* WRITTEN EXERCISE: Reproduce the data exactly and drop any pictures it holds.

* DATASET SECTION:
+---+
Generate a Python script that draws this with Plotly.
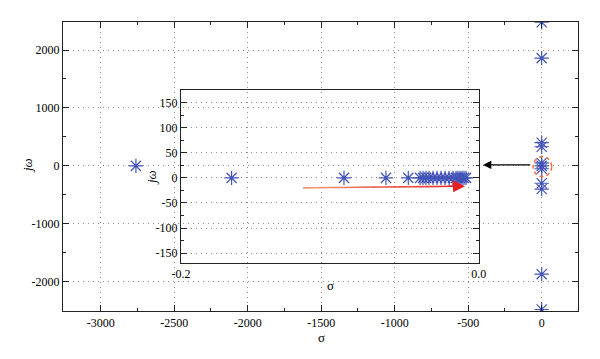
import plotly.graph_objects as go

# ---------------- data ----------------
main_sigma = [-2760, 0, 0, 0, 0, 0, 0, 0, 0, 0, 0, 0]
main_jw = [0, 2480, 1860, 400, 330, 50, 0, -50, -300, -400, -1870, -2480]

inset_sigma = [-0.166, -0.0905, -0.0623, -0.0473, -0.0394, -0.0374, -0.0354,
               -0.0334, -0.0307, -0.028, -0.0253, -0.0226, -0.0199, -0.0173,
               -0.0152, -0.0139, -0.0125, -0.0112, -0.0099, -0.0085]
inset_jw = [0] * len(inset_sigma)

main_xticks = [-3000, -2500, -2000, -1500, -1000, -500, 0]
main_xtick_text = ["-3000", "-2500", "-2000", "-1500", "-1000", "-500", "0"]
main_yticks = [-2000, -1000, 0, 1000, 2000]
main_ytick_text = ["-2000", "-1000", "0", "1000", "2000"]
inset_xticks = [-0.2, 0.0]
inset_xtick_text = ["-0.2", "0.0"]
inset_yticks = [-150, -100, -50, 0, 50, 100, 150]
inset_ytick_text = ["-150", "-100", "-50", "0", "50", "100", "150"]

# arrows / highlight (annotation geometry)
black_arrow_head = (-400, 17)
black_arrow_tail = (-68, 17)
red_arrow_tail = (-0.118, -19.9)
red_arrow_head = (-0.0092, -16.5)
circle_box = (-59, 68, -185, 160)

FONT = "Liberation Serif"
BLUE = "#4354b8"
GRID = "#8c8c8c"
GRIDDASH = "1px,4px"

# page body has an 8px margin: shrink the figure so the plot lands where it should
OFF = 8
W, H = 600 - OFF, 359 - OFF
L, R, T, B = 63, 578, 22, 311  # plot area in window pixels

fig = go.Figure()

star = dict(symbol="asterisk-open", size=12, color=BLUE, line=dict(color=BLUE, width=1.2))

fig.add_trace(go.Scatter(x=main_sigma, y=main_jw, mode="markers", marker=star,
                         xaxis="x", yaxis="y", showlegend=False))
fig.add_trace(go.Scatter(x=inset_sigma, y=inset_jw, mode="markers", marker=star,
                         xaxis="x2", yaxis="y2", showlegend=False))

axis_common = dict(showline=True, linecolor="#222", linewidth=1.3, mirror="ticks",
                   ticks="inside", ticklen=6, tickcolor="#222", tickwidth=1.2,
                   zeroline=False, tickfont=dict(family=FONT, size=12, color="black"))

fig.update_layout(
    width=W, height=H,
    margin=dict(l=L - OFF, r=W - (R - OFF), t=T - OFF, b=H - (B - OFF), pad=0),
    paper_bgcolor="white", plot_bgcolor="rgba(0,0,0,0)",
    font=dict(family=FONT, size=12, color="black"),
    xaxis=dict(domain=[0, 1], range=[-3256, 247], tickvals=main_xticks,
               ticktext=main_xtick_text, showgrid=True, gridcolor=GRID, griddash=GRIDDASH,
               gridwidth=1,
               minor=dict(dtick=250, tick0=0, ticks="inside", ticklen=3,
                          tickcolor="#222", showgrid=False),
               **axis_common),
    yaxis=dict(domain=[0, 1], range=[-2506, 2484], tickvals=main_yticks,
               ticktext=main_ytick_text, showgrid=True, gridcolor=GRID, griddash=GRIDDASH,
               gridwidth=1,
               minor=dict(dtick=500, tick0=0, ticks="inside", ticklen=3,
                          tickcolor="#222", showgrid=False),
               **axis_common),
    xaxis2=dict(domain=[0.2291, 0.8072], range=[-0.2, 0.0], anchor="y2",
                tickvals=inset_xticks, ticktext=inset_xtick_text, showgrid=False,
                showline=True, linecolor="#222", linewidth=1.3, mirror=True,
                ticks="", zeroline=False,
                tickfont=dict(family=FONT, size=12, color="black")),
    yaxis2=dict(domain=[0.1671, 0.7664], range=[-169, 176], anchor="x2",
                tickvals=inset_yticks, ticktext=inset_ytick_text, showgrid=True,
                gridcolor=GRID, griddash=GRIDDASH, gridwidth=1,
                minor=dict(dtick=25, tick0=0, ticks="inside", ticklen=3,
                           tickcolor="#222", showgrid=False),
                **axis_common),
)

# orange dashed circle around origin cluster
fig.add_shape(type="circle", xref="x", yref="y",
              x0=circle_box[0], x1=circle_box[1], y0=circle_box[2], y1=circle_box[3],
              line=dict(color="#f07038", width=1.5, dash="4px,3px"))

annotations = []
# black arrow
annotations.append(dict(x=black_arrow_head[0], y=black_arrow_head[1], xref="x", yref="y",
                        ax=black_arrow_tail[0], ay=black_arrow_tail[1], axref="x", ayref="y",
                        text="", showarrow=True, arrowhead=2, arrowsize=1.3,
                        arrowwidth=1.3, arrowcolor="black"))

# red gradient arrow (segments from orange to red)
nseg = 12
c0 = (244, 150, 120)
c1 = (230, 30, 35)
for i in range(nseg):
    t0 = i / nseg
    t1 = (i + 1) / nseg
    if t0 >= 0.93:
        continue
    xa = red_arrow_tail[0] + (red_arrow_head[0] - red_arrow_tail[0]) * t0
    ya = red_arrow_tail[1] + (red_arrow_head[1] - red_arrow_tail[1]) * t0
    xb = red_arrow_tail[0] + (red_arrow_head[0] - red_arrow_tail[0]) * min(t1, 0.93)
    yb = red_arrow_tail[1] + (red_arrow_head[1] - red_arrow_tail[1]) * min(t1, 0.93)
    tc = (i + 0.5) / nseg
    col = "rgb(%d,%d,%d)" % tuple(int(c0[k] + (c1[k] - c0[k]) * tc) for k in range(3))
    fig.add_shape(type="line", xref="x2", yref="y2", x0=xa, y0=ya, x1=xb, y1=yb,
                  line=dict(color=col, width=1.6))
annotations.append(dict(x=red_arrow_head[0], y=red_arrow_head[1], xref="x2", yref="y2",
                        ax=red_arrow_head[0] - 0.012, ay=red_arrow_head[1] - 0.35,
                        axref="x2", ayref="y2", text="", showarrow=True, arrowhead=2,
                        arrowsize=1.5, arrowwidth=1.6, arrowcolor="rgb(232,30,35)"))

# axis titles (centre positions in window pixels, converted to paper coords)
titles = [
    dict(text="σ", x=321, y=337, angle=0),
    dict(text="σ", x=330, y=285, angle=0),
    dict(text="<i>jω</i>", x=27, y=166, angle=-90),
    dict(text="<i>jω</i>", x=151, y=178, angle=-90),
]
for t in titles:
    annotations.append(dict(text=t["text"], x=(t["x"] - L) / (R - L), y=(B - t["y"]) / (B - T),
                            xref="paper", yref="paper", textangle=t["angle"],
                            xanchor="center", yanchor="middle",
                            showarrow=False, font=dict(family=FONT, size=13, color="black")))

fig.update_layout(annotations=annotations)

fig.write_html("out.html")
+---+
* TASK RESPONSE:
Generate a Python script that draws this with Plotly.
import plotly.graph_objects as go

# ---------------- data ----------------
main_sigma = [-2760, 0, 0, 0, 0, 0, 0, 0, 0, 0, 0, 0]
main_jw = [0, 2480, 1860, 400, 330, 50, 0, -50, -300, -400, -1870, -2480]

inset_sigma = [-0.166, -0.0905, -0.0623, -0.0473, -0.0394, -0.0374, -0.0354,
               -0.0334, -0.0307, -0.028, -0.0253, -0.0226, -0.0199, -0.0173,
               -0.0152, -0.0139, -0.0125, -0.0112, -0.0099, -0.0085]
inset_jw = [0] * len(inset_sigma)

main_xticks = [-3000, -2500, -2000, -1500, -1000, -500, 0]
main_xtick_text = ["-3000", "-2500", "-2000", "-1500", "-1000", "-500", "0"]
main_yticks = [-2000, -1000, 0, 1000, 2000]
main_ytick_text = ["-2000", "-1000", "0", "1000", "2000"]
inset_xticks = [-0.2, 0.0]
inset_xtick_text = ["-0.2", "0.0"]
inset_yticks = [-150, -100, -50, 0, 50, 100, 150]
inset_ytick_text = ["-150", "-100", "-50", "0", "50", "100", "150"]

# arrows / highlight (annotation geometry)
black_arrow_head = (-400, 17)
black_arrow_tail = (-68, 17)
red_arrow_tail = (-0.118, -19.9)
red_arrow_head = (-0.0092, -16.5)
circle_box = (-59, 68, -185, 160)

FONT = "Liberation Serif"
BLUE = "#4354b8"
GRID = "#8c8c8c"
GRIDDASH = "1px,4px"

# page body has an 8px margin: shrink the figure so the plot lands where it should
OFF = 8
W, H = 600 - OFF, 359 - OFF
L, R, T, B = 63, 578, 22, 311  # plot area in window pixels

fig = go.Figure()

star = dict(symbol="asterisk-open", size=12, color=BLUE, line=dict(color=BLUE, width=1.2))

fig.add_trace(go.Scatter(x=main_sigma, y=main_jw, mode="markers", marker=star,
                         xaxis="x", yaxis="y", showlegend=False))
fig.add_trace(go.Scatter(x=inset_sigma, y=inset_jw, mode="markers", marker=star,
                         xaxis="x2", yaxis="y2", showlegend=False))

axis_common = dict(showline=True, linecolor="#222", linewidth=1.3, mirror="ticks",
                   ticks="inside", ticklen=6, tickcolor="#222", tickwidth=1.2,
                   zeroline=False, tickfont=dict(family=FONT, size=12, color="black"))

fig.update_layout(
    width=W, height=H,
    margin=dict(l=L - OFF, r=W - (R - OFF), t=T - OFF, b=H - (B - OFF), pad=0),
    paper_bgcolor="white", plot_bgcolor="rgba(0,0,0,0)",
    font=dict(family=FONT, size=12, color="black"),
    xaxis=dict(domain=[0, 1], range=[-3256, 247], tickvals=main_xticks,
               ticktext=main_xtick_text, showgrid=True, gridcolor=GRID, griddash=GRIDDASH,
               gridwidth=1,
               minor=dict(dtick=250, tick0=0, ticks="inside", ticklen=3,
                          tickcolor="#222", showgrid=False),
               **axis_common),
    yaxis=dict(domain=[0, 1], range=[-2506, 2484], tickvals=main_yticks,
               ticktext=main_ytick_text, showgrid=True, gridcolor=GRID, griddash=GRIDDASH,
               gridwidth=1,
               minor=dict(dtick=500, tick0=0, ticks="inside", ticklen=3,
                          tickcolor="#222", showgrid=False),
               **axis_common),
    xaxis2=dict(domain=[0.2291, 0.8072], range=[-0.2, 0.0], anchor="y2",
                tickvals=inset_xticks, ticktext=inset_xtick_text, showgrid=False,
                showline=True, linecolor="#222", linewidth=1.3, mirror=True,
                ticks="", zeroline=False,
                tickfont=dict(family=FONT, size=12, color="black")),
    yaxis2=dict(domain=[0.1671, 0.7664], range=[-169, 176], anchor="x2",
                tickvals=inset_yticks, ticktext=inset_ytick_text, showgrid=True,
                gridcolor=GRID, griddash=GRIDDASH, gridwidth=1,
                minor=dict(dtick=25, tick0=0, ticks="inside", ticklen=3,
                           tickcolor="#222", showgrid=False),
                **axis_common),
)

# orange dashed circle around origin cluster
fig.add_shape(type="circle", xref="x", yref="y",
              x0=circle_box[0], x1=circle_box[1], y0=circle_box[2], y1=circle_box[3],
              line=dict(color="#f07038", width=1.5, dash="4px,3px"))

annotations = []
# black arrow
annotations.append(dict(x=black_arrow_head[0], y=black_arrow_head[1], xref="x", yref="y",
                        ax=black_arrow_tail[0], ay=black_arrow_tail[1], axref="x", ayref="y",
                        text="", showarrow=True, arrowhead=2, arrowsize=1.3,
                        arrowwidth=1.3, arrowcolor="black"))

# red gradient arrow (segments from orange to red)
nseg = 12
c0 = (244, 150, 120)
c1 = (230, 30, 35)
for i in range(nseg):
    t0 = i / nseg
    t1 = (i + 1) / nseg
    if t0 >= 0.93:
        continue
    xa = red_arrow_tail[0] + (red_arrow_head[0] - red_arrow_tail[0]) * t0
    ya = red_arrow_tail[1] + (red_arrow_head[1] - red_arrow_tail[1]) * t0
    xb = red_arrow_tail[0] + (red_arrow_head[0] - red_arrow_tail[0]) * min(t1, 0.93)
    yb = red_arrow_tail[1] + (red_arrow_head[1] - red_arrow_tail[1]) * min(t1, 0.93)
    tc = (i + 0.5) / nseg
    col = "rgb(%d,%d,%d)" % tuple(int(c0[k] + (c1[k] - c0[k]) * tc) for k in range(3))
    fig.add_shape(type="line", xref="x2", yref="y2", x0=xa, y0=ya, x1=xb, y1=yb,
                  line=dict(color=col, width=1.6))
annotations.append(dict(x=red_arrow_head[0], y=red_arrow_head[1], xref="x2", yref="y2",
                        ax=red_arrow_head[0] - 0.012, ay=red_arrow_head[1] - 0.35,
                        axref="x2", ayref="y2", text="", showarrow=True, arrowhead=2,
                        arrowsize=1.5, arrowwidth=1.6, arrowcolor="rgb(232,30,35)"))

# axis titles (centre positions in window pixels, converted to paper coords)
titles = [
    dict(text="σ", x=321, y=337, angle=0),
    dict(text="σ", x=330, y=285, angle=0),
    dict(text="<i>jω</i>", x=27, y=166, angle=-90),
    dict(text="<i>jω</i>", x=151, y=178, angle=-90),
]
for t in titles:
    annotations.append(dict(text=t["text"], x=(t["x"] - L) / (R - L), y=(B - t["y"]) / (B - T),
                            xref="paper", yref="paper", textangle=t["angle"],
                            xanchor="center", yanchor="middle",
                            showarrow=False, font=dict(family=FONT, size=13, color="black")))

fig.update_layout(annotations=annotations)

fig.write_html("out.html")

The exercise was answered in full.